The Federal Reserve is still expected to cut interest rates for the first time in 10 years next week despite better-than-expected second-quarter economic growth, analysts said Friday, after the first official reading of U.S. GDP.
“The Fed still has the green light to cut rates,” said Stephen Gallagher, U.S. chief of economics at Societe Generale.
“It is pretty difficult to pull back from signaling rate cuts and the risks are still there,” Gallagher said.
U.S. GDP grew at a 2.1% annualized pace in the three months to June, better than the forecast of 1.9%, but down from a 3.1% gain in the first three months of the year.

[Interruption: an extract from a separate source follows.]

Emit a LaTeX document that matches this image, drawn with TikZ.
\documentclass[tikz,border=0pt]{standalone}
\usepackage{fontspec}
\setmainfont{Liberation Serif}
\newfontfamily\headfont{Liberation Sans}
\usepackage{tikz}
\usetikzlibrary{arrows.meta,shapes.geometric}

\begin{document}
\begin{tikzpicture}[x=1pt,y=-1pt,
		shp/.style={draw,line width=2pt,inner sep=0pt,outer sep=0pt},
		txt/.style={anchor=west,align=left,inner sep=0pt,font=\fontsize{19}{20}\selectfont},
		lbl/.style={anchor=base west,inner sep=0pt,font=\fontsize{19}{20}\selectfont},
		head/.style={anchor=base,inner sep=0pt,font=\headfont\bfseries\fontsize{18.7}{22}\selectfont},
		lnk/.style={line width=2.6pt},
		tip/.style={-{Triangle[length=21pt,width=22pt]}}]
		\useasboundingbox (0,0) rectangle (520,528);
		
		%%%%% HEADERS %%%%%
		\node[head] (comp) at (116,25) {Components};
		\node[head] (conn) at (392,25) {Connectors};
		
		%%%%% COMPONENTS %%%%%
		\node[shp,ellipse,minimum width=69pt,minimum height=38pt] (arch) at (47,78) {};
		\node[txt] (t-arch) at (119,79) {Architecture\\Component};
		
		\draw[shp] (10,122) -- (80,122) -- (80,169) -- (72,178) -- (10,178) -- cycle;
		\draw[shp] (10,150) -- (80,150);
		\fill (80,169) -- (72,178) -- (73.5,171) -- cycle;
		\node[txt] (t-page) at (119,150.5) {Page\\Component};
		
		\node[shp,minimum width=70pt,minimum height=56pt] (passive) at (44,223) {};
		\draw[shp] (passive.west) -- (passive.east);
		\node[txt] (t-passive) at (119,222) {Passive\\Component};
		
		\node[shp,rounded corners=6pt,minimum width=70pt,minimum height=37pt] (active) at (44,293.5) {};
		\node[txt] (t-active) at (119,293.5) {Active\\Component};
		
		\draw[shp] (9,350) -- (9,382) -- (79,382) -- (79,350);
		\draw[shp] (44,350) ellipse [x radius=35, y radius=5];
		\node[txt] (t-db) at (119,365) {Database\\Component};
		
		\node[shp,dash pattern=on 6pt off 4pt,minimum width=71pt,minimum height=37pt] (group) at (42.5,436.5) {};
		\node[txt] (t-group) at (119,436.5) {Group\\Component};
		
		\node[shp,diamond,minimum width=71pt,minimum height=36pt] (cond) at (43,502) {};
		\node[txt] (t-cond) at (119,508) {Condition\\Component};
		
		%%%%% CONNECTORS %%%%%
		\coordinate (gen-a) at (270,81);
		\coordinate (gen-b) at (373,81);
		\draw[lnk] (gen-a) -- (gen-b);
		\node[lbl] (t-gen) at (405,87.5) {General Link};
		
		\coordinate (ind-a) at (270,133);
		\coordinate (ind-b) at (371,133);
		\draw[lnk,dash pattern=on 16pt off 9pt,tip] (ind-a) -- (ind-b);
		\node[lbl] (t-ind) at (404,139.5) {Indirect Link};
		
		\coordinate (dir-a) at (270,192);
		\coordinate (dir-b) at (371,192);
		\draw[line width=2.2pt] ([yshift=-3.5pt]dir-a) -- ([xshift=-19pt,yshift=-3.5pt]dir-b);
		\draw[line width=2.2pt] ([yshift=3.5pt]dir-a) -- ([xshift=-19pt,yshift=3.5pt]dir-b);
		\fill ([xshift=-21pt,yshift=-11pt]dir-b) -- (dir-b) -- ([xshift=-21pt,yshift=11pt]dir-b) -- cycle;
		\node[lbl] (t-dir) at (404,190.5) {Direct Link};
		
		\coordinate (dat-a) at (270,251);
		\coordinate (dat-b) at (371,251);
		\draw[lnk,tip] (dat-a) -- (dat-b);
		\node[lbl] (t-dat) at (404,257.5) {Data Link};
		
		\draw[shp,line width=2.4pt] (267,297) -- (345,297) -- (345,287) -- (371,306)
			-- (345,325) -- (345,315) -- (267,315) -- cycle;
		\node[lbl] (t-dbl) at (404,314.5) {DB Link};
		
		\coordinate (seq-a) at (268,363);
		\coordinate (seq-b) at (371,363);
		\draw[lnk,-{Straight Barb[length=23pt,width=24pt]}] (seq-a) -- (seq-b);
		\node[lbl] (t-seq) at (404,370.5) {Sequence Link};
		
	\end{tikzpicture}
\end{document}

Read: The economy slows to 2.1% growth rate in the spring
In two days of testimony earlier this month, Powell signaled the central bank is ready to cut interest rates at the end of the month to cushion the economy against rising risks from slowing growth abroad and uncertainty caused by existing and import tariffs and the trade dispute with China.
“The economy is not broken, and it does not need Fed action to fix it, but it will get it,” said Ian Shepherdson, chief economist at Pantheon Macroeconomics.

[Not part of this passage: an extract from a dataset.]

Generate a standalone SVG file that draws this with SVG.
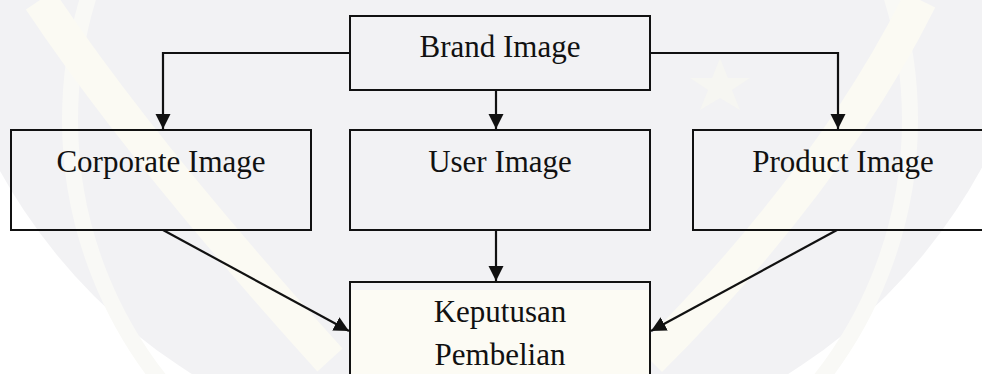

Economists largely agree the Fed will cut rates by a quarter percentage point, after policy makers downplayed the chances of a half-point move late last week.
The FOMC, the central bank’s interest-rate committee, will meet next Tuesday and Wednesday. They will announce their decision at 2 pm on July 31 followed by a press conference by Fed Chairman Jerome Powell at 2:30 p.m.
Read: Fed signaling only modest rate cut plans
Some economists are still in the half-point cut camp though, even after the GDP report.
“The Fed already knows a lot of the information that they cared about” prior to today’s release, Seth Carpenter, chief economist at UBS said. “There shouldn’t be that much surprise.”
“We’ve stuck with our call of a 50 basis-point cut, while acknowledging loudly they could do 25 [bp],” Carpenter said.
“They’re cutting out of a fear there is a shock out there they can’t put their finger on,” he said.
Economists expect at least one dissent from policy makers on the 12 person Federal Open Market Committee that will make the decision.
Boston Fed President Eric Rosengren made it clear last week he was leaning against an interest-rate cut.